**** Supplied material

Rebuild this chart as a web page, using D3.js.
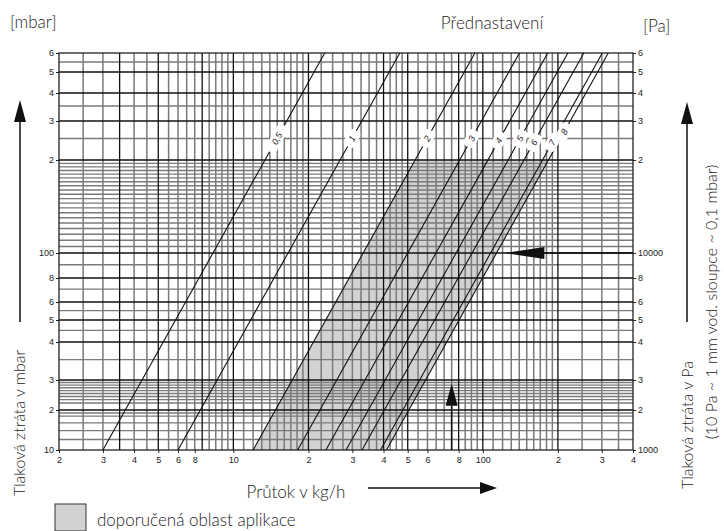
<!DOCTYPE html>
<html><head><meta charset="utf-8">
<script src="https://cdn.jsdelivr.net/npm/d3@7"></script>
<style>
body{margin:0;background:#fff;}
.thin{font-family:Lato,"Open Sans",sans-serif;font-weight:300;fill:#222;}
.tick{font-family:"Liberation Sans",Arial,sans-serif;font-size:9px;fill:#222;}
</style></head>
<body><svg id="chart" width="724" height="531"></svg>
<script>
// ---- data ----
const xTickValues = [2,3,4,5,6,7,10,20,30,40,50,60,80,100,200,300,400];
const xTickLabels = ["2","3","4","5","6","8","10","2","3","4","5","6","8","100","2","3","4"];
const yTickValues = [10,20,30,40,50,60,80,100,200,300,400,500,600];
const yTickLabelsLeft = ["10","2","3","4","5","6","8","100","2","3","4","5","6"];
const yTickLabelsRight = ["1000","2","3","4","5","6","8","10000","2","3","4","5","6"];
const xGridGray = [2.5,3,4,4.5,5.5,6,6.5,7,8,8.5,9,9.5,11,12,13,14,15,16,17,18,19,22.5,25,27.5,30,32.5,35,37.5,42.5,45,47.5,55,60,65,70,75,85,90,95,110,120,130,140,150,160,170,180,190,250,300,350];
const xGridDark = [3.5,5,7.5,10,20,40,50,80,100,200];
const yGridGray = [12,14,16,18,19,22,23,24,25,26,27,28,29,35,45,55,70,90,105,110,115,120,125,130,135,140,145,150,155,160,165,170,175,180,185,190,195,250,350,550];
const yGridDark = [20,30,40,50,60,80,100,200,300,400,500];
const presetNames = ["0,5","1","2","3","4","5","6","7","8"];
const presetFlowAt10mbar = [3.0,6.0,12.0,18.1,23.5,28.3,32.8,38.9,41.1]; // kg/h at 10 mbar
const presetLabelPressure = [250,250,250,250,245,250,240,240,268];
const recommendedLeft = "2", recommendedRight = "8";
const recommendedPressure = [10,200];
const readFlow = 75, readPressure = 28.5, arrowPressure = 100, arrowTipFlow = 122;

// ---- layout ----
const svg = d3.select("#chart");
const L=59, R=633, T=53, B=450;
const x = d3.scaleLog().domain([2,400]).range([L,R]);
// the original drawing's pressure axis is not uniformly logarithmic: piecewise log scale through its labelled ticks
const y = d3.scaleLog().domain(yTickValues).range([450,410,380,342,320,302,278,253,160,121,93,72,53]);
const pMin=10, pMax=600;
const flowAt = (q10,p)=> q10*Math.sqrt(p/10);   // quadratic valve characteristic
function lineEnds(q10){ return [[x(flowAt(q10,pMin)), y(pMin)],[x(flowAt(q10,pMax)), y(pMax)]]; }
function xOnLine(q10, py){ const [a,b]=lineEnds(q10); return a[0]+(b[0]-a[0])*(py-a[1])/(b[1]-a[1]); }

// shaded recommended area
const qL = presetFlowAt10mbar[presetNames.indexOf(recommendedLeft)];
const qR = presetFlowAt10mbar[presetNames.indexOf(recommendedRight)];
const yb = y(recommendedPressure[0]), yt = y(recommendedPressure[1]);
svg.append("polygon").attr("points",[[xOnLine(qL,yb),yb],[xOnLine(qL,yt),yt],[xOnLine(qR,yt),yt],[xOnLine(qR,yb),yb]].map(p=>p.join(",")).join(" "))
  .attr("fill","#d2d2d2");

// grid
const g = svg.append("g");
g.selectAll(".vg").data(xGridGray).join("line").attr("x1",d=>x(d)).attr("x2",d=>x(d)).attr("y1",T).attr("y2",B).attr("stroke","#7a7a7a").attr("stroke-width",1.5);
g.selectAll(".hg").data(yGridGray).join("line").attr("class","hg").attr("y1",d=>y(d)).attr("y2",d=>y(d)).attr("x1",L).attr("x2",R).attr("stroke","#7a7a7a").attr("stroke-width",1.4);
g.selectAll(".vd").data(xGridDark).join("line").attr("class","vd").attr("x1",d=>x(d)).attr("x2",d=>x(d)).attr("y1",T).attr("y2",B).attr("stroke","#111").attr("stroke-width",1.3);
g.selectAll(".hd").data(yGridDark).join("line").attr("class","hd").attr("y1",d=>y(d)).attr("y2",d=>y(d)).attr("x1",L).attr("x2",R).attr("stroke","#111").attr("stroke-width",1.3);
svg.append("rect").attr("x",L).attr("y",T).attr("width",R-L).attr("height",B-T).attr("fill","none").attr("stroke","#222").attr("stroke-width",1.3);

// axes
const xAxis = d3.axisBottom(x).tickValues(xTickValues).tickFormat((d,i)=>xTickLabels[i]).tickSize(3).tickPadding(4);
const ax = svg.append("g").attr("transform",`translate(0,${B})`).call(xAxis);
const yl = svg.append("g").attr("transform",`translate(${L},0)`).call(d3.axisLeft(y).tickValues(yTickValues).tickFormat((d,i)=>yTickLabelsLeft[i]).tickSize(3).tickPadding(2));
const yr = svg.append("g").attr("transform",`translate(${R},0)`).call(d3.axisRight(y).tickValues(yTickValues).tickFormat((d,i)=>yTickLabelsRight[i]).tickSize(3).tickPadding(2));
[ax,yl,yr].forEach(a=>{a.select(".domain").remove(); a.selectAll("text").attr("class","tick"); a.selectAll("line").attr("stroke","#222");});

// preset lines
const lineGen = d3.line();
svg.append("g").selectAll("path").data(presetFlowAt10mbar).join("path")
  .attr("d",d=>lineGen(lineEnds(d))).attr("stroke","#111").attr("stroke-width",1.1).attr("fill","none");
// labels on the lines
const ang = -Math.atan2(y(pMin)-y(pMax), x(flowAt(1,pMax))-x(flowAt(1,pMin)))*180/Math.PI;
const lab = svg.append("g").selectAll("g").data(presetNames).join("g")
  .attr("transform",(d,i)=>{const py=y(presetLabelPressure[i]); return `translate(${xOnLine(presetFlowAt10mbar[i],py)},${py}) rotate(${ang})`;});
lab.append("rect").attr("x",d=>-(d.length*3+6)).attr("y",-6).attr("width",d=>d.length*6+12).attr("height",12).attr("rx",4).attr("fill","#fff");
lab.append("text").attr("text-anchor","middle").attr("dy","0.35em").attr("font-family","Liberation Sans,Arial,sans-serif").attr("font-style","italic").attr("font-size",9).attr("fill","#222").text(d=>d);

// arrows
function arrow(x1,y1,x2,y2,hl,hw){
  const a=Math.atan2(y2-y1,x2-x1), bx=x2-hl*Math.cos(a), by=y2-hl*Math.sin(a);
  svg.append("line").attr("x1",x1).attr("y1",y1).attr("x2",bx).attr("y2",by).attr("stroke","#111").attr("stroke-width",1.5);
  svg.append("polygon").attr("points",[[x2,y2],[bx-hw*Math.sin(a),by+hw*Math.cos(a)],[bx+hw*Math.sin(a),by-hw*Math.cos(a)]].map(p=>p.join(",")).join(" ")).attr("fill","#111");
}
arrow(R, y(arrowPressure), x(arrowTipFlow), y(arrowPressure), 40, 6);
arrow(x(readFlow), B, x(readFlow), y(readPressure), 22, 6);
arrow(20, 322, 20, 100, 22, 6);
arrow(687, 322, 687, 102, 22, 6);
arrow(368, 488, 497, 488, 17, 6);

// titles
svg.append("text").attr("class","thin").attr("x",10).attr("y",28).attr("font-size",17).text("[mbar]");
svg.append("text").attr("class","thin").attr("x",643).attr("y",32).attr("font-size",17).text("[Pa]");
svg.append("text").attr("class","thin").attr("x",492).attr("y",29).attr("text-anchor","middle").attr("font-size",17).text("Přednastavení");
svg.append("text").attr("class","thin").attr("x",296).attr("y",498).attr("text-anchor","middle").attr("font-size",17).text("Průtok v kg/h");
svg.append("text").attr("class","thin").attr("transform","translate(25,423) rotate(-90)").attr("text-anchor","middle").attr("font-size",16).text("Tlaková ztráta v mbar");
svg.append("text").attr("class","thin").attr("transform","translate(693,425) rotate(-90)").attr("text-anchor","middle").attr("font-size",16).text("Tlaková ztráta v Pa");
svg.append("text").attr("class","thin").attr("transform","translate(717,302) rotate(-90)").attr("text-anchor","middle").attr("font-size",16).text("(10 Pa ~ 1 mm vod. sloupce ~ 0,1 mbar)");
svg.append("rect").attr("x",55).attr("y",504).attr("width",31).attr("height",27).attr("fill","#d2d2d2").attr("stroke","#333").attr("stroke-width",1);
svg.append("text").attr("class","thin").attr("x",97).attr("y",526).attr("font-size",17).text("doporučená oblast aplikace");
</script></body></html>
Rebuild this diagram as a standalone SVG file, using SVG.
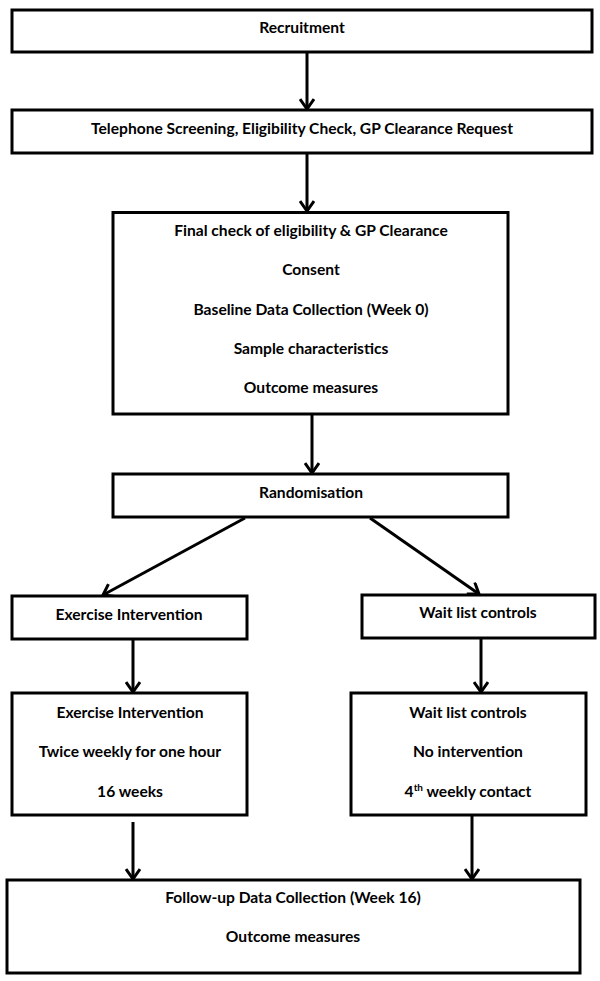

********

*Set problem*
Would you reproduce the lines above, from the very first through the line containing "const readFlow = 75, readPressure", exactly and without the pictures?

*Answer to the task*
Rebuild this chart as a web page, using D3.js.
<!DOCTYPE html>
<html><head><meta charset="utf-8">
<script src="https://cdn.jsdelivr.net/npm/d3@7"></script>
<style>
body{margin:0;background:#fff;}
.thin{font-family:Lato,"Open Sans",sans-serif;font-weight:300;fill:#222;}
.tick{font-family:"Liberation Sans",Arial,sans-serif;font-size:9px;fill:#222;}
</style></head>
<body><svg id="chart" width="724" height="531"></svg>
<script>
// ---- data ----
const xTickValues = [2,3,4,5,6,7,10,20,30,40,50,60,80,100,200,300,400];
const xTickLabels = ["2","3","4","5","6","8","10","2","3","4","5","6","8","100","2","3","4"];
const yTickValues = [10,20,30,40,50,60,80,100,200,300,400,500,600];
const yTickLabelsLeft = ["10","2","3","4","5","6","8","100","2","3","4","5","6"];
const yTickLabelsRight = ["1000","2","3","4","5","6","8","10000","2","3","4","5","6"];
const xGridGray = [2.5,3,4,4.5,5.5,6,6.5,7,8,8.5,9,9.5,11,12,13,14,15,16,17,18,19,22.5,25,27.5,30,32.5,35,37.5,42.5,45,47.5,55,60,65,70,75,85,90,95,110,120,130,140,150,160,170,180,190,250,300,350];
const xGridDark = [3.5,5,7.5,10,20,40,50,80,100,200];
const yGridGray = [12,14,16,18,19,22,23,24,25,26,27,28,29,35,45,55,70,90,105,110,115,120,125,130,135,140,145,150,155,160,165,170,175,180,185,190,195,250,350,550];
const yGridDark = [20,30,40,50,60,80,100,200,300,400,500];
const presetNames = ["0,5","1","2","3","4","5","6","7","8"];
const presetFlowAt10mbar = [3.0,6.0,12.0,18.1,23.5,28.3,32.8,38.9,41.1]; // kg/h at 10 mbar
const presetLabelPressure = [250,250,250,250,245,250,240,240,268];
const recommendedLeft = "2", recommendedRight = "8";
const recommendedPressure = [10,200];
const readFlow = 75, readPressure = 28.5, arrowPressure = 100, arrowTipFlow = 122;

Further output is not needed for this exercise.